Messy Learning, Messy Teaching

Messy Learning, Messy Teaching

Neil Flemmings’ VARK model from 2012 described four learning styles that were supposed to encompass all learners. A neat, out of the box solution to the age old educational question of “how best to teach this pupil”. It suggested that everyone is either a “Visual, Auditory, Reading/Writing or Kinesthetic learner” and that educational planning should work on the basis that different learners should be stimulated and engaged in different ways. 

Since then the model has been routinely published, debated, expanded and debunked. A simple search for VARK on Twitter will bring up a gold mine of debate around the question of whether the model really does provide a reasoned solution to how different pupils learn. Even now, nearly two decades and a whole load of research later the argument rages and the two camps are firmly entrenched in their opinions.

The same can be said about countless models, hypotheses, theories, processes and resources. Masses of educational ideas tried and tested, debated, discarded, rediscovered, redesigned constantly. There are always pros and cons to everything. It’s bewildering at times! I feel like I need a second degree just to keep up!

Whilst many research driven educators throw arguments back and forth about the validity of models such as Flemings’, most teachers (like me) barely scratch the surface of such lofty issues, but sandwiched in between the need to keep your classes progressing, adapt your teaching materials, write reports, keep data trackers up to date, get to your duties on time and the multitude of other roles we are expected to fulfil on a daily basis, is it any wonder that we don’t have time to keep abreast of the latest research papers on cognitive development or constructivism? Don’t get me wrong, I know I should try and I’d definitely be all the better for it of course. I’m sure we’d all like to, but where to find the time!

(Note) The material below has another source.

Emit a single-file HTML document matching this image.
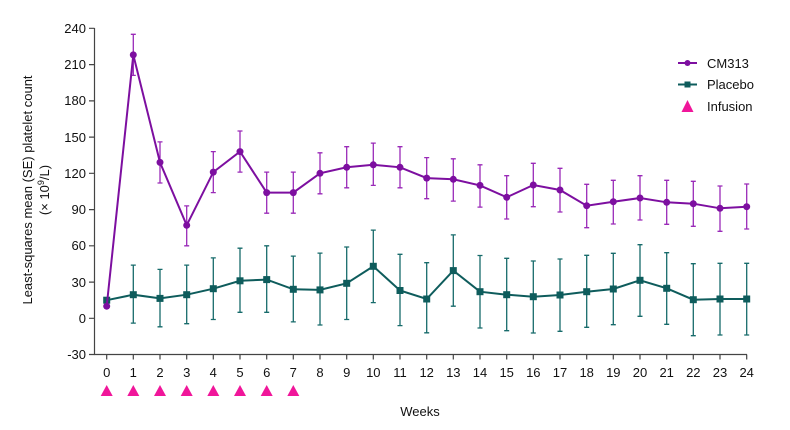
<!DOCTYPE html>
<html><head><meta charset="utf-8"><style>
body{margin:0;background:#fff}
svg{display:block;font-family:"Liberation Sans",Arial,sans-serif}
</style></head><body>
<svg width="790" height="430" viewBox="0 0 790 430">
<g stroke="#444" stroke-width="1.2" fill="none">
<path d="M94.5 28 V354.5 H747"/>
<path d="M89 28.3h5.5M89 64.6h5.5M89 100.9h5.5M89 137.1h5.5M89 173.3h5.5M89 209.6h5.5M89 245.8h5.5M89 282.1h5.5M89 318.3h5.5M89 354.5h5.5"/>
<path d="M106.7 354.5v5M133.3 354.5v5M160 354.5v5M186.7 354.5v5M213.3 354.5v5M240 354.5v5M266.7 354.5v5M293.3 354.5v5M320 354.5v5M346.7 354.5v5M373.3 354.5v5M400 354.5v5M426.7 354.5v5M453.3 354.5v5M480 354.5v5M506.7 354.5v5M533.3 354.5v5M560 354.5v5M586.7 354.5v5M613.3 354.5v5M640 354.5v5M666.7 354.5v5M693.3 354.5v5M720 354.5v5M746.7 354.5v5"/>
</g>
<g font-size="13" fill="#111" text-anchor="end">
<text x="86" y="33">240</text><text x="86" y="69">210</text><text x="86" y="105">180</text><text x="86" y="142">150</text><text x="86" y="178">120</text><text x="86" y="214">90</text><text x="86" y="250">60</text><text x="86" y="287">30</text><text x="86" y="323">0</text><text x="86" y="359">-30</text>
</g>
<g font-size="13" fill="#111" text-anchor="middle">
<text x="106.7" y="377">0</text><text x="133.3" y="377">1</text><text x="160" y="377">2</text><text x="186.7" y="377">3</text><text x="213.3" y="377">4</text><text x="240" y="377">5</text><text x="266.7" y="377">6</text><text x="293.3" y="377">7</text><text x="320" y="377">8</text><text x="346.7" y="377">9</text><text x="373.3" y="377">10</text><text x="400" y="377">11</text><text x="426.7" y="377">12</text><text x="453.3" y="377">13</text><text x="480" y="377">14</text><text x="506.7" y="377">15</text><text x="533.3" y="377">16</text><text x="560" y="377">17</text><text x="586.7" y="377">18</text><text x="613.3" y="377">19</text><text x="640" y="377">20</text><text x="666.7" y="377">21</text><text x="693.3" y="377">22</text><text x="720" y="377">23</text><text x="746.7" y="377">24</text>
<text x="420" y="416">Weeks</text>
<text transform="translate(32,190) rotate(-90)">Least-squares mean (SE) platelet count</text>
<text transform="translate(49,190) rotate(-90)">(× 10<tspan font-size="9" dy="-5">9</tspan><tspan dy="5">/L)</tspan></text>
</g>
<g fill="#f0169a">
<path d="M100.7 396l6-11 6 11z"/><path d="M127.3 396l6-11 6 11z"/><path d="M154 396l6-11 6 11z"/><path d="M180.7 396l6-11 6 11z"/><path d="M207.3 396l6-11 6 11z"/><path d="M234 396l6-11 6 11z"/><path d="M260.7 396l6-11 6 11z"/><path d="M287.3 396l6-11 6 11z"/>
</g>
<!-- Placebo -->
<g stroke="#176b6b" stroke-width="1.3" fill="none">
<path d="M133.3 323.1V265.1M160 326.8V269.4M186.7 323.7V265.1M213.3 319.5V257.9M240 312.3V248.2M266.7 312.3V245.8M293.3 321.9V256.1M320 325V253.1M346.7 319.5V247M373.3 302.6V230.1M400 325.6V254.3M426.7 332.8V262.7M453.3 306.2V234.9M480 328V255.5M506.7 330.7V258.3M533.3 333V261M560 331.3V259M586.7 327.3V255.3M613.3 324.7V253.3M640 316.3V244.7M666.7 324.3V252.7M693.3 335.7V263.7M720 335V263.3M746.7 335V263.3
M130.8 323.1h5M130.8 265.1h5M157.5 326.8h5M157.5 269.4h5M184.2 323.7h5M184.2 265.1h5M210.8 319.5h5M210.8 257.9h5M237.5 312.3h5M237.5 248.2h5M264.2 312.3h5M264.2 245.8h5M290.8 321.9h5M290.8 256.1h5M317.5 325h5M317.5 253.1h5M344.2 319.5h5M344.2 247h5M370.8 302.6h5M370.8 230.1h5M397.5 325.6h5M397.5 254.3h5M424.2 332.8h5M424.2 262.7h5M450.8 306.2h5M450.8 234.9h5M477.5 328h5M477.5 255.5h5M504.2 330.7h5M504.2 258.3h5M530.8 333h5M530.8 261h5M557.5 331.3h5M557.5 259h5M584.2 327.3h5M584.2 255.3h5M610.8 324.7h5M610.8 253.3h5M637.5 316.3h5M637.5 244.7h5M664.2 324.3h5M664.2 252.7h5M690.8 335.7h5M690.8 263.7h5M717.5 335h5M717.5 263.3h5M744.2 335h5M744.2 263.3h5"/>
</g>
<polyline fill="none" stroke="#0e5c5c" stroke-width="2" points="106.7,300.2 133.3,294.7 160,298.4 186.7,294.7 213.3,288.7 240,280.8 266.7,279.6 293.3,289.3 320,289.9 346.7,283.3 373.3,266.3 400,290.5 426.7,299 453.3,270.6 480,291.7 506.7,294.7 533.3,296.7 560,295 586.7,291.7 613.3,289 640,280.3 666.7,288.3 693.3,299.7 720,299 746.7,299"/>
<g fill="#0e5c5c">
<rect x="103.2" y="296.7" width="7" height="7"/><rect x="129.8" y="291.2" width="7" height="7"/><rect x="156.5" y="294.9" width="7" height="7"/><rect x="183.2" y="291.2" width="7" height="7"/><rect x="209.8" y="285.2" width="7" height="7"/><rect x="236.5" y="277.3" width="7" height="7"/><rect x="263.2" y="276.1" width="7" height="7"/><rect x="289.8" y="285.8" width="7" height="7"/><rect x="316.5" y="286.4" width="7" height="7"/><rect x="343.2" y="279.8" width="7" height="7"/><rect x="369.8" y="262.8" width="7" height="7"/><rect x="396.5" y="287" width="7" height="7"/><rect x="423.2" y="295.5" width="7" height="7"/><rect x="449.8" y="267.1" width="7" height="7"/><rect x="476.5" y="288.2" width="7" height="7"/><rect x="503.2" y="291.2" width="7" height="7"/><rect x="529.8" y="293.2" width="7" height="7"/><rect x="556.5" y="291.5" width="7" height="7"/><rect x="583.2" y="288.2" width="7" height="7"/><rect x="609.8" y="285.5" width="7" height="7"/><rect x="636.5" y="276.8" width="7" height="7"/><rect x="663.2" y="284.8" width="7" height="7"/><rect x="689.8" y="296.2" width="7" height="7"/><rect x="716.5" y="295.5" width="7" height="7"/><rect x="743.2" y="295.5" width="7" height="7"/>
</g>
<!-- CM313 -->
<g stroke="#9a2ab8" stroke-width="1.3" fill="none">
<path d="M133.3 75.4V34.3M160 183V141.9M186.7 245.8V205.9M213.3 192.6V151.6M240 172.1V131M266.7 213.2V172.1M293.3 213.2V172.1M320 193.8V152.8M346.7 187.8V146.7M373.3 185.4V143.1M400 187.8V146.7M426.7 198.7V157.6M453.3 201.1V158.8M480 207.1V164.8M506.7 219V175.7M533.3 206.7V163.3M560 212V168.3M586.7 227.7V184.3M613.3 224V180.3M640 220V175.7M666.7 224.3V180.3M693.3 226.3V181.3M720 231.3V186M746.7 229V184
M130.8 75.4h5M130.8 34.3h5M157.5 183h5M157.5 141.9h5M184.2 245.8h5M184.2 205.9h5M210.8 192.6h5M210.8 151.6h5M237.5 172.1h5M237.5 131h5M264.2 213.2h5M264.2 172.1h5M290.8 213.2h5M290.8 172.1h5M317.5 193.8h5M317.5 152.8h5M344.2 187.8h5M344.2 146.7h5M370.8 185.4h5M370.8 143.1h5M397.5 187.8h5M397.5 146.7h5M424.2 198.7h5M424.2 157.6h5M450.8 201.1h5M450.8 158.8h5M477.5 207.1h5M477.5 164.8h5M504.2 219h5M504.2 175.7h5M530.8 206.7h5M530.8 163.3h5M557.5 212h5M557.5 168.3h5M584.2 227.7h5M584.2 184.3h5M610.8 224h5M610.8 180.3h5M637.5 220h5M637.5 175.7h5M664.2 224.3h5M664.2 180.3h5M690.8 226.3h5M690.8 181.3h5M717.5 231.3h5M717.5 186h5M744.2 229h5M744.2 184h5"/>
</g>
<polyline fill="none" stroke="#7d0fa0" stroke-width="2" points="106.7,306.2 133.3,54.9 160,162.4 186.7,225.3 213.3,172.1 240,151.6 266.7,192.6 293.3,192.6 320,173.3 346.7,167.3 373.3,164.8 400,167.3 426.7,178.1 453.3,179.3 480,185.4 506.7,197.3 533.3,185 560,190 586.7,205.7 613.3,201.7 640,198 666.7,202.3 693.3,203.7 720,208.3 746.7,206.7"/>
<g fill="#7d0fa0">
<circle cx="106.7" cy="306.2" r="3.5"/><circle cx="133.3" cy="54.9" r="3.5"/><circle cx="160" cy="162.4" r="3.5"/><circle cx="186.7" cy="225.3" r="3.5"/><circle cx="213.3" cy="172.1" r="3.5"/><circle cx="240" cy="151.6" r="3.5"/><circle cx="266.7" cy="192.6" r="3.5"/><circle cx="293.3" cy="192.6" r="3.5"/><circle cx="320" cy="173.3" r="3.5"/><circle cx="346.7" cy="167.3" r="3.5"/><circle cx="373.3" cy="164.8" r="3.5"/><circle cx="400" cy="167.3" r="3.5"/><circle cx="426.7" cy="178.1" r="3.5"/><circle cx="453.3" cy="179.3" r="3.5"/><circle cx="480" cy="185.4" r="3.5"/><circle cx="506.7" cy="197.3" r="3.5"/><circle cx="533.3" cy="185" r="3.5"/><circle cx="560" cy="190" r="3.5"/><circle cx="586.7" cy="205.7" r="3.5"/><circle cx="613.3" cy="201.7" r="3.5"/><circle cx="640" cy="198" r="3.5"/><circle cx="666.7" cy="202.3" r="3.5"/><circle cx="693.3" cy="203.7" r="3.5"/><circle cx="720" cy="208.3" r="3.5"/><circle cx="746.7" cy="206.7" r="3.5"/>
</g>
<!-- Legend -->
<path d="M678 63h19" stroke="#7d0fa0" stroke-width="2"/><circle cx="687.5" cy="63" r="3" fill="#7d0fa0"/>
<path d="M678 84.5h19" stroke="#0e5c5c" stroke-width="2"/><rect x="684.5" y="81.5" width="6" height="6" fill="#0e5c5c"/>
<path d="M681.5 112l6-12 6 12z" fill="#f0169a"/>
<g font-size="13" fill="#111"><text x="707" y="68">CM313</text><text x="707" y="89">Placebo</text><text x="707" y="111">Infusion</text></g>
</svg>
</body></html>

Praise be then, to those teachers who do keep abreast, and snapshot information to the rest of us. Those Twitter experts whose timely posts can spark a thought in a busy teacher’s head that might just solve a problem, answer a question or initiate a moment of pondering. There are true expertis out there in social media land and someone to help in every situation. Thank you to every single one of you educational researchers and authors, but the reality is that the vast majority of us just can’t be that committed to research and academia.

I’m a pretty dedicated teacher. I work damn hard. I’m not an expert but I have come to realise that the true reality of teaching and learning is this. It is messy. It’s complex, it doesn’t fit well into little neat boxes. It can’t be labelled, it’s not always perfect but it almost always comes from a teacher’s determination to be as perfect as possible. 

By our very nature, we teachers are creative problem solvers. We are sales people, project managers and (especially in 2020) tech support assistants. We are Human Resources, Marketing, Health and Safety, Wellbeing Coaches. Can you imagine having to shuffle even a few of those roles outside of education? 

Most people are experts in their own field, whilst we have to be near experts in everyone else's too. The flipping from role to role is exhausting at times, exhilarating at others and we embrace the chaos and love the challenge. It’s a mess and that’s okay. It’s your mess, you are the expert in your own mess. You know your students, you understand their needs and the mess is unique to them and you. Out of that mess will come brilliance, otherwise you will learn, move the mess a bit and try again. That’s our real job.

Embrace the mess. Draw it out in your head, or on paper. All those things you do, all those ideas you have, it’ll look chaotic and disorganised but if you look closer, it’ll also be brilliant. Somewhere inside that wonderful messy teaching is everything you need to deliver the very best for your pupils. The research and data is great and sometimes exactly what we need, but the mess is even greater, and always what we need.